Set and interpret spend caps

Spend caps prevent surprise bills. You set them once and Nomic enforces them in the background; users and admins see warnings as caps approach.

Cap levels

You can set caps at three levels:

  1. Organization — the total your tenant can spend per billing period.
  2. Per-user — the limit a single user can drive in a period.
  3. Trial / pilot — a one-time ceiling Nomic and your account contact agree on at the start of a pilot.

Caps are additive in the sense that the most restrictive one wins: a user can never exceed their per-user cap, and the whole org can never exceed the org cap.

Set caps

  1. Open Admin → Billing → Spend caps.
  2. Set the org-level cap and (optionally) a default per-user cap.
  3. Override per-user caps for specific people if a few power users need more headroom.

Caps reset on the billing-period boundary.

What happens when a cap is hit

  • At ~80% of cap: admins and the affected user get a warning.
  • At 100%: new runs are blocked until the cap is raised or the period resets.
  • In-flight runs continue.
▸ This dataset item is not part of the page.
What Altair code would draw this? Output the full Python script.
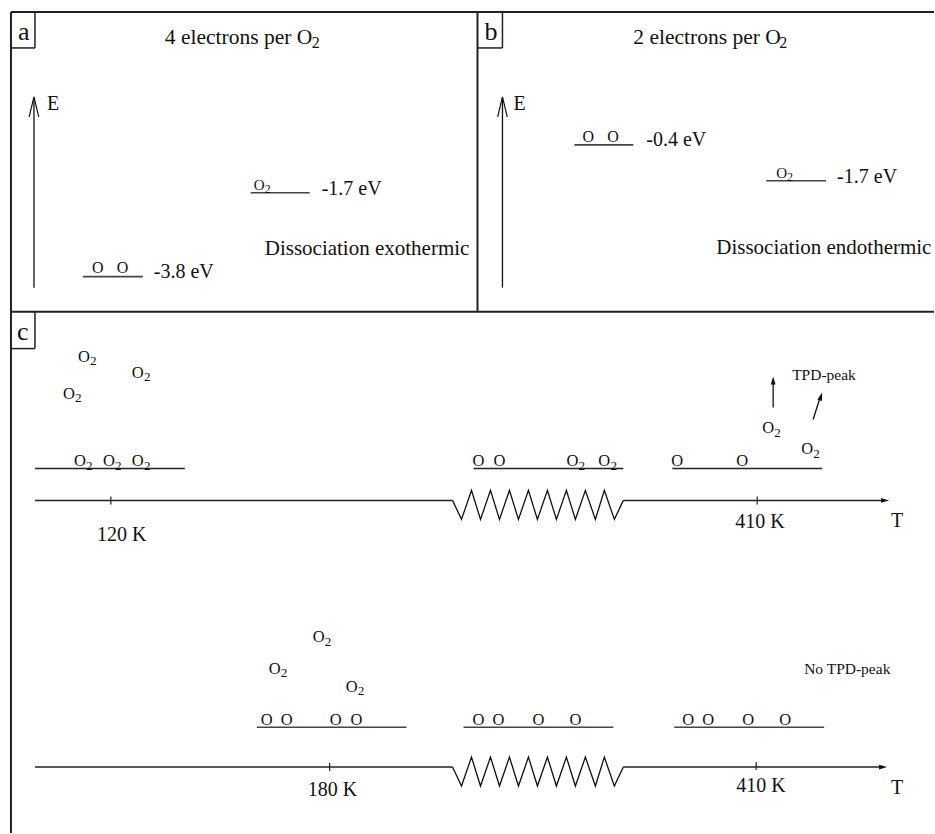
import altair as alt
import pandas as pd

W, H = 935, 834
FONT = "Liberation Serif"

# ---------------- content (labels) ----------------
panel_letters = ["a", "b", "c"]
panel_titles = ["4 electrons per O", "2 electrons per O"]
level_labels_a = ["-1.7 eV", "-3.8 eV"]
level_labels_b = ["-0.4 eV", "-1.7 eV"]
dissociation_labels = ["Dissociation exothermic", "Dissociation endothermic"]
temp_labels_top = ["120 K", "410 K"]
temp_labels_bottom = ["180 K", "410 K"]
tpd_labels = ["TPD-peak", "No TPD-peak"]

# ---------------- diagram layout (diagram coordinates, y downwards) ----------------
# plain texts: (text, x_left, y_baseline, font size)
texts = [
    (panel_letters[0], 18, 40, 26),
    (panel_letters[1], 485, 40, 26),
    (panel_letters[2], 17, 340, 26),
    (panel_titles[0], 165, 44, 21.5), ("2", 312, 48, 16),
    (panel_titles[1], 634, 44, 21.5), ("2", 780, 48, 16),
    ("E", 47, 110, 20), ("E", 514, 110, 20),
    (level_labels_a[0], 322, 195, 20),
    (level_labels_a[1], 154, 278, 20),
    (dissociation_labels[0], 265, 255, 21),
    (level_labels_b[0], 647, 146, 20),
    (level_labels_b[1], 838, 183, 20),
    (dissociation_labels[1], 717, 254, 21),
    (temp_labels_top[0], 97, 542, 20),
    (temp_labels_top[1], 736, 529, 20),
    ("T", 892, 528, 20),
    (tpd_labels[0], 793, 380, 15.5),
    (temp_labels_bottom[0], 308, 797, 20),
    (temp_labels_bottom[1], 737, 793, 20),
    ("T", 892, 795, 20),
    (tpd_labels[1], 805, 675, 15.5),
]

# atoms / molecules: (species, x_left, y_baseline, font size)
species = [
    # panel a / b levels
    ("O2", 254, 190, 15), ("O", 92, 273, 16), ("O", 117, 273, 16),
    ("O", 583, 142, 16), ("O", 608, 142, 16), ("O2", 777, 178, 15),
    # panel c, top row
    ("O2", 78, 362, 16.5), ("O2", 132, 378, 16.5), ("O2", 63, 399, 16.5),
    ("O2", 74, 467, 16.5), ("O2", 103, 467, 16.5), ("O2", 132, 467, 16.5),
    ("O", 473, 467, 16.5), ("O", 494, 467, 16.5), ("O2", 567, 467, 16.5), ("O2", 599, 467, 16.5),
    ("O", 672, 467, 16.5), ("O", 737, 467, 16.5), ("O2", 763, 434, 16.5), ("O2", 802, 455, 16.5),
    # panel c, bottom row
    ("O2", 313, 643, 16.5), ("O2", 269, 675, 16.5), ("O2", 346, 693, 16.5),
    ("O", 261, 726, 16.5), ("O", 281, 726, 16.5), ("O", 330, 726, 16.5), ("O", 351, 726, 16.5),
    ("O", 473, 726, 16.5), ("O", 493, 726, 16.5), ("O", 533, 726, 16.5), ("O", 570, 726, 16.5),
    ("O", 683, 726, 16.5), ("O", 703, 726, 16.5), ("O", 743, 726, 16.5), ("O", 780, 726, 16.5),
]

# straight segments: (x, y, x2, y2, stroke width, colour)
segments = [
    # frames
    (11, 12, 935, 12, 2, "#222"), (11, 12, 11, 834, 2, "#222"),
    (478, 12, 478, 312, 2, "#222"), (11, 312, 935, 312, 2, "#222"),
    (35, 12, 35, 48, 1.5, "#222"), (11, 48, 35, 48, 1.5, "#222"),
    (503, 12, 503, 48, 1.5, "#222"), (478, 48, 503, 48, 1.5, "#222"),
    (35, 312, 35, 349, 1.5, "#222"), (11, 349, 35, 349, 1.5, "#222"),
    # energy axes
    (34, 98, 34, 288, 1.3, "#111"), (503, 98, 503, 288, 1.3, "#111"),
    # energy levels
    (251, 193, 310, 193, 1.6, "#444"), (83, 277, 143, 277, 1.6, "#444"),
    (575, 145, 634, 145, 1.6, "#444"), (767, 181, 827, 181, 1.6, "#444"),
    # surfaces in panel c
    (35, 469, 185, 469, 1.5, "#222"), (474, 469, 624, 469, 1.5, "#222"), (673, 469, 823, 469, 1.5, "#222"),
    (257, 728, 407, 728, 1.5, "#444"), (464, 728, 614, 728, 1.5, "#444"), (675, 728, 825, 728, 1.5, "#444"),
    # temperature axes
    (35, 501, 453, 501, 1.5, "#222"), (624, 501, 884, 501, 1.5, "#222"),
    (35, 768, 453, 768, 1.5, "#222"), (624, 768, 882, 768, 1.5, "#222"),
    # ticks
    (111, 497, 111, 505, 1.2, "#222"), (758, 497, 758, 505, 1.2, "#222"),
    (330, 764, 330, 772, 1.2, "#222"), (757, 763, 757, 771, 1.2, "#222"),
    # desorption arrows
    (774, 408, 774, 383, 1.3, "#111"), (814, 420, 821, 398, 1.3, "#111"),
]

# zig-zag axis breaks: vertex x positions and the y of axis / valley / peak for each row
zig_x = [453, 462, 472, 481, 491, 500, 510, 519, 529, 538, 548, 557, 567, 576, 586, 596, 605, 615, 624]
zig_rows = {"top": (501, 520, 491), "bottom": (768, 787, 758)}

# arrow heads: (tip x, tip y, rotation deg clockwise from "up", length px, kind)
heads = [
    (890, 501, 90, 8, "filled"), (888, 768, 90, 8, "filled"),
    (774, 377, 0, 8, "filled"), (823, 393, 18, 8, "filled"),
    (34, 97, 0, 20, "open"), (503, 97, 0, 20, "open"),
]

# ---------------- build tables ----------------
text_rows = [dict(t=t, x=x, y=y, s=s) for t, x, y, s in texts]
for sp, x, y, s in species:
    text_rows.append(dict(t="O", x=x, y=y, s=s))
    if sp == "O2":
        text_rows.append(dict(t="2", x=x + 0.73 * s, y=y + 0.2 * s, s=round(s * 0.8, 1)))
text_df = pd.DataFrame(text_rows)

seg_df = pd.DataFrame(segments, columns=["x", "y", "x2", "y2", "w", "c"])

zig_rows_list = []
for row, (ya, yv, yp) in zig_rows.items():
    n = len(zig_x)
    for i, xv in enumerate(zig_x):
        if i == 0 or i == n - 1:
            yy = ya
        elif i % 2 == 1:
            yy = yv
        else:
            yy = yp
        zig_rows_list.append(dict(row=row, i=i, x=xv, y=yy))
zig_df = pd.DataFrame(zig_rows_list)

FILLED_PATH = "M0,0 L-0.3,1 L0.3,1 Z"
OPEN_PATH = "M-0.24,1 L0,0 L0.24,1"
head_df = pd.DataFrame(
    [dict(x=x, y=y, a=a, size=(2 * L) ** 2, kind=k) for x, y, a, L, k in heads]
)

xs = alt.Scale(domain=[0, W], nice=False, zero=False)
ys = alt.Scale(domain=[0, H], nice=False, zero=False, reverse=True)
X = lambda f="x": alt.X(f"{f}:Q", scale=xs, axis=None)
Y = lambda f="y": alt.Y(f"{f}:Q", scale=ys, axis=None)

rules = alt.Chart(seg_df).mark_rule().encode(
    x=X(), y=Y(), x2="x2:Q", y2="y2:Q",
    size=alt.Size("w:Q", scale=None, legend=None),
    color=alt.Color("c:N", scale=None, legend=None),
)

zig = alt.Chart(zig_df).mark_line(color="#111", strokeWidth=1.3, strokeJoin="miter").encode(
    x=X(), y=Y(), detail="row:N", order="i:Q"
)

filled_heads = alt.Chart(head_df[head_df.kind == "filled"]).mark_point(
    shape=FILLED_PATH, filled=True, color="#111", opacity=1
).encode(
    x=X(), y=Y(),
    angle=alt.Angle("a:Q", scale=None),
    size=alt.Size("size:Q", scale=None, legend=None),
)

open_heads = alt.Chart(head_df[head_df.kind == "open"]).mark_point(
    shape=OPEN_PATH, filled=False, color="#111", strokeWidth=1.2, opacity=1
).encode(
    x=X(), y=Y(),
    angle=alt.Angle("a:Q", scale=None),
    size=alt.Size("size:Q", scale=None, legend=None),
)

labels = alt.Chart(text_df).mark_text(
    align="left", baseline="alphabetic", font=FONT, color="#111"
).encode(
    x=X(), y=Y(), text="t:N",
    size=alt.Size("s:Q", scale=None, legend=None),
)

chart = (
    alt.layer(rules, zig, filled_heads, open_heads, labels)
    .properties(
        width=W, height=H, padding=0, background="white",
        autosize=alt.AutoSizeParams(type="fit", contains="padding"),
    )
    .configure_view(stroke=None)
)

chart.save("out.html", embed_options={"renderer": "svg", "actions": False})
A workflow already running will finish — Nomic doesn't kill in-progress work to avoid partial / wasted results. This means actual spend can land slightly above the cap if a large run was already underway when the cap was reached.

If you need a hard stop in the middle of a run, cancel it from the run's page; spend stops accruing within a few seconds.

Interpret caps in reports

  • "Spend this period" is what's posted so far in the current billing window.
  • "Reserved spend" is the headroom blocked by in-flight runs. When a run completes, reserved spend moves into posted spend.
  • "Available" is cap - posted - reserved.

Practical tips

  • Start trials with a conservative org cap; raise it once usage patterns are clear.
  • Set per-user caps that match the work — power users running drawing reviews need more headroom than occasional users.
  • Use Admin → Analytics → Workflows to identify whether a single expensive workflow is driving most of the spend before you change caps.
  • If several users hit caps quickly, check whether they are indexing large files or running broad workflows before raising the limits.